Much of his life has been lived with one foot in each world, doing this code-switching dance to perform in a culturally appropriate manner. It’s hard to maintain all the time though; sometimes he slips into Spanish mid-sentence without realizing it.

Spanish is his emotional language. “I can’t date in English,” Lopez said, “can’t fight in English either.” When it comes to raw responses and his understanding of emotions, it comes in Spanish. If he wants to or needs to express it in English, he has to filter the emotion-charged words to English on the spot. It’s a process that most monolingual individuals haven’t experienced.

For Lopez, the capability to adjust to fit context, whether linguistically or culturally, constitutes giftedness. It’s a very different perspective than that of a gifted individual having an IQ of 130 or greater.

The two worlds were sometimes in direct odds. In graduate school in Iowa, he and the other psychology students would receive an assignment which required certain journal articles from the library. “So someone, from either counselling or clinical [psychology], would go and cut out the article from the journal—they were the book journals—so by the time we got to the library, they weren’t there.” Everyone else would have to order the journal from another school. By the time the journal arrived, the assignment was due.

“I would say, ‘That’s sick. Who would do that?’”

Lopez’ collective upbringing had some influence in changing the students’ approach. “We decided, ‘Why can’t we all get A’s? Why only one person?’ It changed that culture from ‘me, me, me, I, I, I’ to ‘Why can’t we all get the degree and be successful?’”

Though we don’t know the details as of yet, we can trust that his work with President Cruzado will have similar aims. In the upcoming months, Lopez will be travelling all over the country visiting various universities and learning what he can from their leadership styles.

When he’s not on the road, no doubt he’ll be looking for other Mexican-Americans to play mariachi with. With 55 million Mexican-Americans in the United States, there’s usually someone. Music, he explained, is his cultural nutrient, the piece of home that gives him fresh air in strange and unfamiliar environments.

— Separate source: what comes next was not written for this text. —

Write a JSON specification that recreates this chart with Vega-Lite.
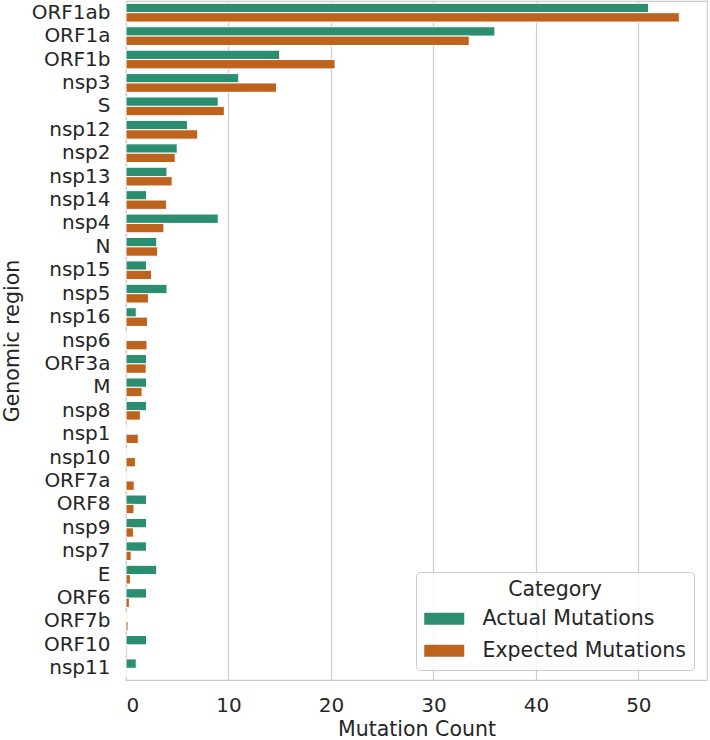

Leaving for college, Lopez’ first complete immersion in a culture not his own, his parents told him two things: “Don’t call us. We’ll call you”—long-distance was expensive in those days—and “Don’t forget where you came from.”

It has become his work to live in two worlds, making connections between his beginnings and what he’s learned along the way. Lopez sees diversity as a powerful thing, as well as something our country can’t continue without embracing. Eric Lopez is a living example that you don’t have to lose one world to gain the other.